* EXERCISE REQUIREMENTS
Only lines with the word "that" are needed; collect each of them from the listing below.

* INFORMATION PROVIDED
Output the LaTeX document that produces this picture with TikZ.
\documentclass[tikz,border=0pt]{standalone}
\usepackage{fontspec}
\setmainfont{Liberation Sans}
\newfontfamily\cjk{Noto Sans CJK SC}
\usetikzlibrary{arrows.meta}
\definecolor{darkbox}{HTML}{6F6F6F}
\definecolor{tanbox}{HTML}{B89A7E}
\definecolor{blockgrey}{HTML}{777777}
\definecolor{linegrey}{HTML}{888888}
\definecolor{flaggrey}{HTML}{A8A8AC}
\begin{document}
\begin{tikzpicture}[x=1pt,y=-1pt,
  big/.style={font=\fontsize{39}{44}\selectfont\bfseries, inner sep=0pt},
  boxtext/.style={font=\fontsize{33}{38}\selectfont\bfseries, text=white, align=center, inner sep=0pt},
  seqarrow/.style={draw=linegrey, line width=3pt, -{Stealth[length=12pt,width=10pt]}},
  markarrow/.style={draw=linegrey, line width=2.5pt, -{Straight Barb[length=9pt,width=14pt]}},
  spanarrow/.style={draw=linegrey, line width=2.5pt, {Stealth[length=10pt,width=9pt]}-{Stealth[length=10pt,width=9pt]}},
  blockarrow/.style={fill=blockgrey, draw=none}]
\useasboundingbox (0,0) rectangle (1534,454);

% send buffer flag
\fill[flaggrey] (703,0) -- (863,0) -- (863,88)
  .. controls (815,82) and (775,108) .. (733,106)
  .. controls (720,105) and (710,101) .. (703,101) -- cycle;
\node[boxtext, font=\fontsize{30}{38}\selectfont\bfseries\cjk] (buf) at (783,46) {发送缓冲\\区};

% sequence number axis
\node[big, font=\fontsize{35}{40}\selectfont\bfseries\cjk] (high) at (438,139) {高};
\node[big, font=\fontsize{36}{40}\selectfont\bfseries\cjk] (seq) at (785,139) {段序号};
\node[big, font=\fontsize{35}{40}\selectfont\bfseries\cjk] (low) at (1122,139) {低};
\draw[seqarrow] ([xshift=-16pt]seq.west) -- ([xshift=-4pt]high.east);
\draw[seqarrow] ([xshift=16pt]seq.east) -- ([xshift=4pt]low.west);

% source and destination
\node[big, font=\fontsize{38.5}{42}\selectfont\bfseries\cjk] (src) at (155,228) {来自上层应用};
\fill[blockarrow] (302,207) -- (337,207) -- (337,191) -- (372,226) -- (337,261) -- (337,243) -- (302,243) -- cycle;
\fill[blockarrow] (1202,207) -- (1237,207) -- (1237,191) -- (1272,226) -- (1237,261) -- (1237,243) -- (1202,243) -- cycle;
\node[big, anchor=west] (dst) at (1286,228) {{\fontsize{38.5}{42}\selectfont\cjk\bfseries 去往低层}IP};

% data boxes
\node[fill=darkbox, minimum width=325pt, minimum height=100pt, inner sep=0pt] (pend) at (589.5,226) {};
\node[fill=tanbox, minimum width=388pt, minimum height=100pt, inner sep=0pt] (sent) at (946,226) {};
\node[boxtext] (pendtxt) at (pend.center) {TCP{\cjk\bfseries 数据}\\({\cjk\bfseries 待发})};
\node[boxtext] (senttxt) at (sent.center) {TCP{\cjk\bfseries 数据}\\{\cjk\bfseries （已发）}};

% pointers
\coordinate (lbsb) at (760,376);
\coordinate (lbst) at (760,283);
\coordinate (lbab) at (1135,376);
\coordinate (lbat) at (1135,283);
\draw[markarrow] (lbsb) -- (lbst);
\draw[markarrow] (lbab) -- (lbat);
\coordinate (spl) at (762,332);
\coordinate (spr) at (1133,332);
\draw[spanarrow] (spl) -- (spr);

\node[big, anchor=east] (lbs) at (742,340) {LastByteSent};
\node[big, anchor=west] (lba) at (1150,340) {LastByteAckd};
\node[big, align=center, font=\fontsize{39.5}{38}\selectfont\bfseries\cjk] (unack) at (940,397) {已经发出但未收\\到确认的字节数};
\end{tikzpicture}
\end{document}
* * *
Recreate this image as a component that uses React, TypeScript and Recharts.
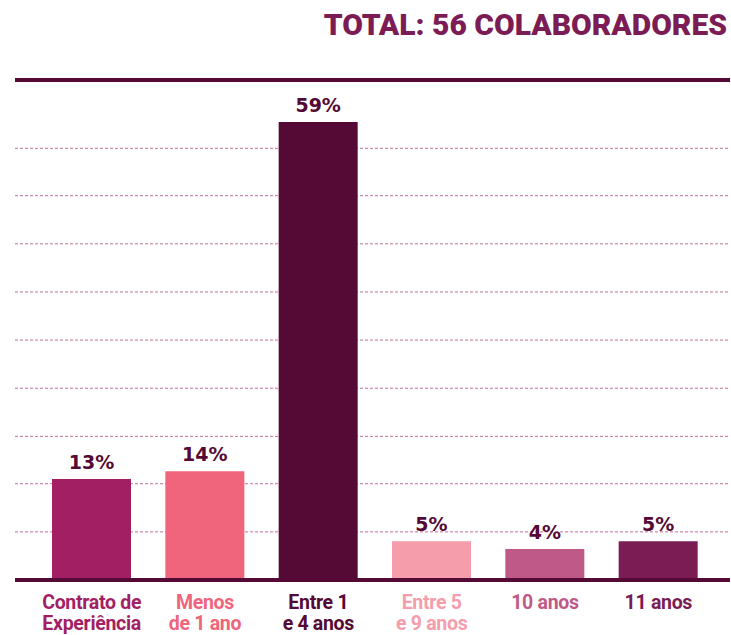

* TASK RESPONSE
Output the LaTeX document that produces this picture with TikZ.
Recreate this image as a component that uses React, TypeScript and Recharts.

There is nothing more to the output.